その根幹は「イラク人への敬意」です。「イラク人に無礼な態度をとることは、敵を助けるということだ」と兵士たちに説き続けました。
そしてついに、イラクの民心は翻り(*9)、自律的な治安維持への道を歩み始めたのです。
われわれは、なぜ理想の組織が失敗するのか、だけでなく、どうやったら成功を継続できるのか、を知りたいのです。

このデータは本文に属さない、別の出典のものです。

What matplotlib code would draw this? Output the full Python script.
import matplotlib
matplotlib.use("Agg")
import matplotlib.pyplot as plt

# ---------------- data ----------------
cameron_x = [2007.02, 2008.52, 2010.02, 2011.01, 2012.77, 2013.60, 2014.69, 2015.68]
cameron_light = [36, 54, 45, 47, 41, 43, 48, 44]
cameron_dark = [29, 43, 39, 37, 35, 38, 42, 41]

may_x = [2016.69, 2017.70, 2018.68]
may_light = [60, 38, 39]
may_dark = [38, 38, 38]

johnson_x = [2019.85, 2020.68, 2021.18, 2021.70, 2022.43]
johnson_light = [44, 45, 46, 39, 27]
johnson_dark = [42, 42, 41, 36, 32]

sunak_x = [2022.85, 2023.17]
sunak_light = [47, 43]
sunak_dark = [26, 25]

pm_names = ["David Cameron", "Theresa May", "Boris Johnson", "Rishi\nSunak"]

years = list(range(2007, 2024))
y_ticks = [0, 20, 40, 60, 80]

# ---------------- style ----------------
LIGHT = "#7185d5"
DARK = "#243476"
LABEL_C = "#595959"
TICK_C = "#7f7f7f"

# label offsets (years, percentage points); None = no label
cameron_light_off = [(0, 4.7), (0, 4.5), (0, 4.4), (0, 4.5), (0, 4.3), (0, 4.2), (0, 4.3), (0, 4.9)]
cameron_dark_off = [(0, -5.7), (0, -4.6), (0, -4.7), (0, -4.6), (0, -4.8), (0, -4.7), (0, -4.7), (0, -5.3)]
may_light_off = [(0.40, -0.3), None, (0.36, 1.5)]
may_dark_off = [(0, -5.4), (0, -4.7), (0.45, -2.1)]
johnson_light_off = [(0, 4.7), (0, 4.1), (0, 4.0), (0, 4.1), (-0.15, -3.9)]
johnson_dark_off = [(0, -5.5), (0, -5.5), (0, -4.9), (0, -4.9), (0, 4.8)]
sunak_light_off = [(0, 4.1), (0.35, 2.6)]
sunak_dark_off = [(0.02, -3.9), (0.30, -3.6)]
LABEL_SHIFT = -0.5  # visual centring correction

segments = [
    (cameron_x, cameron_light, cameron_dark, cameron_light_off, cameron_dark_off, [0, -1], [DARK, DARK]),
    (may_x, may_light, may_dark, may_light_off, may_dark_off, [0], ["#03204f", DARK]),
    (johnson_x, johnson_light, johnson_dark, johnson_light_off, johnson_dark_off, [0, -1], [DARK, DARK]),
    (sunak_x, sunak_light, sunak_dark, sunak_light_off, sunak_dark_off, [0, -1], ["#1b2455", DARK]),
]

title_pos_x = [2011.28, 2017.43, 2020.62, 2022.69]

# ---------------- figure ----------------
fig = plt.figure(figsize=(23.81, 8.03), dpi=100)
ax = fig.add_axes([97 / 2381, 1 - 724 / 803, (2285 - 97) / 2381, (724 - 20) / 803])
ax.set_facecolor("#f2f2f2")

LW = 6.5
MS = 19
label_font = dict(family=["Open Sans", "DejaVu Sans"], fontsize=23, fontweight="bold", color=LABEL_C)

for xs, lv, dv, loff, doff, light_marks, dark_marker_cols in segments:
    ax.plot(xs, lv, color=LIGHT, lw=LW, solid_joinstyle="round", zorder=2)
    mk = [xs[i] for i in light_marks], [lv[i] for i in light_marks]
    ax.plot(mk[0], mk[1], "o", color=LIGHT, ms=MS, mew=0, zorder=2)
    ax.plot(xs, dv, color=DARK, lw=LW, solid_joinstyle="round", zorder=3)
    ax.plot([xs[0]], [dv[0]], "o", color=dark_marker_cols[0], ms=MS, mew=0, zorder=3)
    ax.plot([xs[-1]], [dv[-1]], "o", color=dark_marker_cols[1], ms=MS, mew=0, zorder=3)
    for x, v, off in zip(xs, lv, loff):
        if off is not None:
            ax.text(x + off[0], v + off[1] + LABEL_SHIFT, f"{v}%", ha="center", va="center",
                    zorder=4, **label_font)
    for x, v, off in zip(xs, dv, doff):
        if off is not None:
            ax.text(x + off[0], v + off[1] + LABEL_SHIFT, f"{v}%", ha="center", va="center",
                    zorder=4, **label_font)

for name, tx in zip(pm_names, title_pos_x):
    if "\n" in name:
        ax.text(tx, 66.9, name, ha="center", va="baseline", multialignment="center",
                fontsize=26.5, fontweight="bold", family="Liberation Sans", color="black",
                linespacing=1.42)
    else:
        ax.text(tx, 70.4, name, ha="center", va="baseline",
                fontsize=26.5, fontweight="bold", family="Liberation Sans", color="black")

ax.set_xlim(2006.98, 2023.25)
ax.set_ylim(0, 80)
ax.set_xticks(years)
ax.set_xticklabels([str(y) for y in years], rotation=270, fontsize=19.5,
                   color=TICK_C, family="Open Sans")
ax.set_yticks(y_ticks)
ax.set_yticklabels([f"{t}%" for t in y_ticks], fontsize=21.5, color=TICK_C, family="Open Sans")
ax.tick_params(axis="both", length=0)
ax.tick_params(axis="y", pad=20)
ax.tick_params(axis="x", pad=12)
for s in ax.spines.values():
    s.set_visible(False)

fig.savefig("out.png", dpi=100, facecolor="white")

(*9)2007年8月末には反米の急先鋒だったシーア派民兵組織マフディ軍の指導者サドル師が「外国軍への攻撃活動停止命令」を出した。
#ふたたび、日本軍『失敗の本質』から
『失敗の本質』は最後に教訓として、6つの「自己革新組織の原則」を挙げ、各々において日本軍がどう失敗したのか、そして一部ですが、どうすれば良かったのかを、主にアメリカ軍との対比において述べています。

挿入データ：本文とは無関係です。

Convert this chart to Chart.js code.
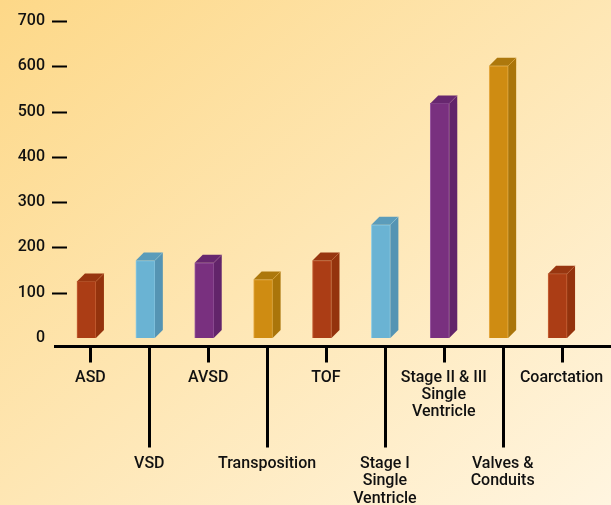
<!DOCTYPE html>
<html>
<head>
<meta charset="utf-8">
<script src="https://cdn.jsdelivr.net/npm/chart.js@4.4.1/dist/chart.umd.min.js"></script>
<style>
    html, body { margin: 0; padding: 0; }
    body {
        width: 611px;
        height: 505px;
        background: linear-gradient(to bottom right, #fdd888, #fff5e0);
    }
    #wrap { position: relative; width: 611px; height: 505px; }
</style>
</head>
<body>
<div id="wrap"><canvas id="defects"></canvas></div>
<script>
// Data
const categories = [
    ['ASD'],
    ['VSD'],
    ['AVSD'],
    ['Transposition'],
    ['TOF'],
    ['Stage I', 'Single', 'Ventricle'],
    ['Stage II & III', 'Single', 'Ventricle'],
    ['Valves &', 'Conduits'],
    ['Coarctation']
];
const caseCounts = [125, 171, 166, 129, 171, 250, 518, 601, 142];
const yTickValues = [0, 100, 200, 300, 400, 500, 600, 700];

// Colours repeat every four bars: red, blue, purple, gold
const frontColors = ['#ab3d15', '#6ab3d3', '#79307f', '#cf8c12'];
const edgeColors = ['#c9663a', '#8ccbe5', '#9a5aa0', '#e8ad47'];
const sideColors = ['#94330d', '#5594b3', '#62246a', '#aa750a'];
const topColors = ['#983610', '#5b9cba', '#67276f', '#ad780d'];

const DEPTH = 8;

// Draws the side and top faces of each bar, shifted so the whole block sits on its tick
const bar3d = {
    id: 'bar3d',
    beforeDatasetsDraw(chart) {
        chart.ctx.save();
        chart.ctx.translate(-4, 0);
    },
    afterDatasetsDraw(chart) {
        const ctx = chart.ctx;
        chart.getDatasetMeta(0).data.forEach((bar, i) => {
            const p = bar.getProps(['x', 'y', 'base', 'width'], true);
            const l = p.x - p.width / 2;
            const r = p.x + p.width / 2;
            ctx.lineWidth = 0.8;

            ctx.beginPath();
            ctx.moveTo(r, p.y);
            ctx.lineTo(r + DEPTH, p.y - DEPTH);
            ctx.lineTo(r + DEPTH, p.base - DEPTH);
            ctx.lineTo(r, p.base);
            ctx.closePath();
            ctx.fillStyle = sideColors[i % 4];
            ctx.fill();

            ctx.beginPath();
            ctx.moveTo(l, p.y);
            ctx.lineTo(l + DEPTH, p.y - DEPTH);
            ctx.lineTo(r + DEPTH, p.y - DEPTH);
            ctx.lineTo(r, p.y);
            ctx.closePath();
            ctx.fillStyle = topColors[i % 4];
            ctx.fill();
            ctx.strokeStyle = edgeColors[i % 4];
            ctx.globalAlpha = 0.5;
            ctx.beginPath();
            ctx.moveTo(r, p.y);
            ctx.lineTo(r + DEPTH, p.y - DEPTH);
            ctx.stroke();
            ctx.globalAlpha = 1;
        });
        ctx.restore();
    }
};

// Axis line, dashes on the value axis and the short / long category ticks
const axisDecor = {
    id: 'axisDecor',
    afterDraw(chart) {
        const ctx = chart.ctx;
        const xs = chart.scales.x;
        const ys = chart.scales.y;
        const axisY = ys.getPixelForValue(0) + 8.5;
        ctx.save();
        ctx.strokeStyle = '#000';

        ctx.lineWidth = 2;
        ys.ticks.forEach(t => {
            if (t.value === 0) return;
            const y = Math.round(ys.getPixelForValue(t.value)) + 0.5;
            ctx.beginPath();
            ctx.moveTo(ys.right - 9, y);
            ctx.lineTo(ys.right + 6, y);
            ctx.stroke();
        });

        ctx.lineWidth = 3;
        ctx.beginPath();
        ctx.moveTo(ys.right - 7, axisY);
        ctx.lineTo(chart.width, axisY);
        ctx.stroke();

        categories.forEach((c, i) => {
            const x = Math.round(xs.getPixelForValue(i)) + 0.5;
            ctx.beginPath();
            ctx.moveTo(x, axisY);
            ctx.lineTo(x, axisY + (i % 2 ? 101 : 16));
            ctx.stroke();
        });
        ctx.restore();
    }
};

Chart.defaults.font.family = 'Roboto';
Chart.defaults.font.size = 16;
Chart.defaults.font.weight = '500';
Chart.defaults.color = '#111';

const ctxDefects = document.getElementById('defects').getContext('2d');
const defectsChart = new Chart(ctxDefects, {
    type: 'bar',
    data: {
        labels: categories,
        datasets: [{
            data: caseCounts,
            backgroundColor: caseCounts.map((v, i) => frontColors[i % 4]),
            borderColor: caseCounts.map((v, i) => edgeColors[i % 4]),
            borderWidth: 1,
            barThickness: 19
        }]
    },
    options: {
        responsive: true,
        maintainAspectRatio: false,
        animation: false,
        layout: { padding: { top: 21, right: 20, left: 0, bottom: 0 } },
        plugins: { legend: { display: false }, tooltip: { enabled: false } },
        scales: {
            x: {
                afterFit: scale => {
                    scale.height = 167;
                    scale.paddingLeft = 0;
                    scale.paddingRight = 0;
                },
                grid: { display: false, drawTicks: false },
                border: { display: false },
                ticks: {
                    padding: 31,
                    autoSkip: false,
                    maxRotation: 0,
                    font: { lineHeight: 1.08 },
                    // every second label hangs below the long tick
                    callback: function (value, index) {
                        const lines = categories[index];
                        return index % 2 ? ['', '', '', '', ''].concat(lines) : lines;
                    }
                }
            },
            y: {
                min: 0,
                max: 700,
                afterFit: scale => {
                    scale.width = 61;
                    scale.paddingTop = 0;
                    scale.paddingBottom = 0;
                },
                afterBuildTicks: scale => { scale.ticks = yTickValues.map(v => ({ value: v })); },
                grid: { display: false, drawTicks: false },
                border: { display: false },
                ticks: { padding: 16 }
            }
        }
    },
    plugins: [bar3d, axisDecor]
});
</script>
</body>
</html>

ここでの「自己革新組織の原則」は、ある意味一般論であり、また「どうすべきか?」は『失敗の本質』の本論ではないので、それほど力が入っているわけではありません。
でもそれらは、ティム・ハーフォードの主張と、驚くほど共通します。
それは、一枚岩の「理想の組織」がなぜ失敗するのか、ということを強く示しています。高度に情報化されていようがいまいと、同じなのです。
しかし、どうやったらこの複雑で不確実な世界で勝利を収め続けうるのか、という問いへの具体的な答えと現代的成功例はここにはありません。
それがティム・ハーフォードの主張からは見えてきます。異質による試行錯誤とボトムアップ、がその答えなのです。
(*10)マクマスター氏の研究著書『職務怠慢』によれば、ベトナム戦争(1960~75)時のジョンソン大統領とマクナマラ国防長官たちが既にそうだった。
#「理想の戦略」は、ない
いや、それさえをハーフォード自身が否定します。「いつもボトムアップが正解なわけではない」と。
その状況における選択肢や答えは、そのときどきで違うでしょう。最終的にはトップダウンが答えのときもあるでしょう。ただ、それらは決して本社の机上では決まりません。現場での試行錯誤とそのフィードバックによってのみ成立するのです。
そんな組織運営・戦略構築こそが、現代戦には求められているのです。